The “Knight diet,” encouraged by the Knight Commission on Intercollegiate Athletics, renews an emphasis on academics as the incentive to and the scale for weighing a successful athletics program—in a sense, requiring institutions to eat their vegetables before they get dessert.
And the “Horowitz diet,” suggested by writer and activist David Horowitz, would balance the amount of “puffy liberal” talk on the campus intellectual buffet with extra platters of “beefy conservative” speech.

Of course, all this fun should not obscure the serious aim of what we are about at Emory. We do want to spread an amazing banquet table of all sorts of dishes, from the most exotic international fare to the most familiar “comfort food,” with a balance of good things from every major food group. Some of these things we require our students to partake of (the required courses in health and physical education, freshman English or its equivalent, foreign languages, quantitative and natural sciences of one branch or another, and an array of other humanities and social sciences). Others they’re free to choose for themselves.

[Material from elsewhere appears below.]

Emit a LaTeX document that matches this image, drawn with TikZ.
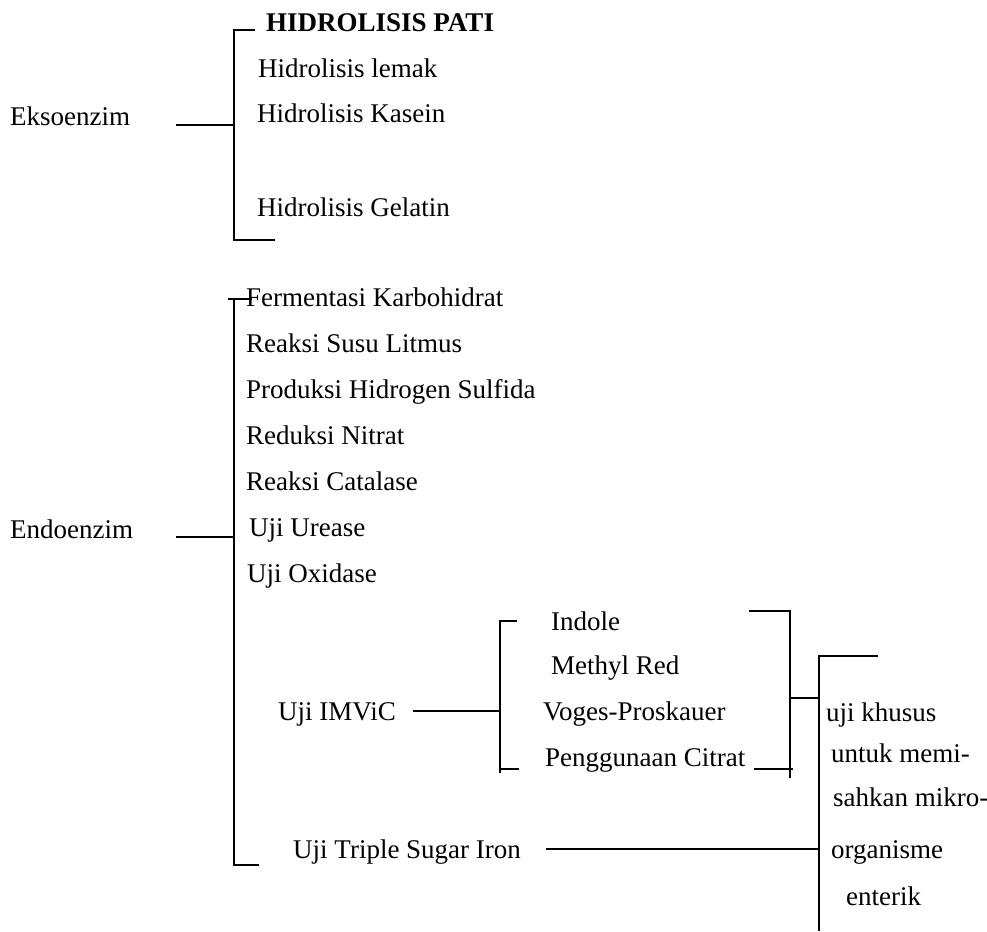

In the end, what we seek to achieve is not simply a gustatory experience for our students to recall in later years, but a way of life that involves their hunting and gathering their own intellectual and spiritual nourishment, combining it in ways that feed and sustain them, and bringing zest and flavor to their lives and to those whose lives and tables they share. To paraphrase the old bromide—give a person a fish, and she will eat for a day; teach her to season and grill it just right, and she will attract a table full of companions in social discourse, where contention might be dispelled and understanding increased.